Driving in school zones
With school back in session, how much care do you take when you're driving? We’ve put together some helpful tips to make sure you're driving carefully and looking out for pedestrians, especially children.
During school hours there are important road rules that apply. Official school days are Monday to Friday during school terms. While these rules don't apply on school holidays, weekends and public holidays, students and families can still be using ovals and facilities, so always take extra care when driving near school zones at any time of the day.
A speed limit of 40km/h applies in Tasmanian school zones during busier times of the day. Often there'll be a school zone sign that will reflect what these specific times are, or an electronic school zone sign that will use high visibility LED to display the set times. Remember to be vigilant for road signage to help you adhere to speed limits.
Both pedestrians and drivers need to share the roads safely together. You should always expect additional activity in school zones. Kids are likely to be getting in and out of cars, walking near vehicles and crossing roads. Children’s crossings are designed to make the roads safer to cross. When driving towards a children’s crossing, you need to slow down and be ready to stop for pedestrians.

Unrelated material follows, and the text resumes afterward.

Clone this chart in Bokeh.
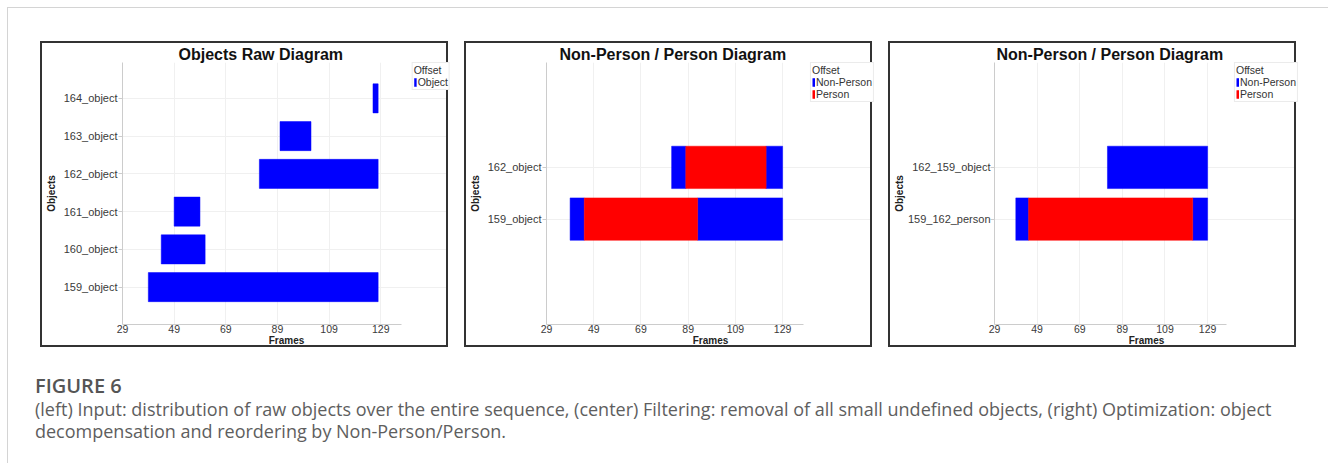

School buses carry very vulnerable passengers and drivers need to show consideration when travelling near a bus. When you’re travelling within 50 metres of a school bus that has flashing or warning lights, you must slow to 40 km/h. This speed limit is applicable when you're driving toward or behind a bus from either direction.
You should also be prepared to navigate your vehicle through speed humps when travelling in school zones. Speed humps are intended to gradually lower the speed of traffic to reduce the chances of collision and injury to pedestrians. They can cause significant damage to a vehicle if you're travelling too fast. So slow down and drive over speed humps with caution.
Back to school time affects everyone in the Tasmanian community, so let’s all be mindful to share the road safely together.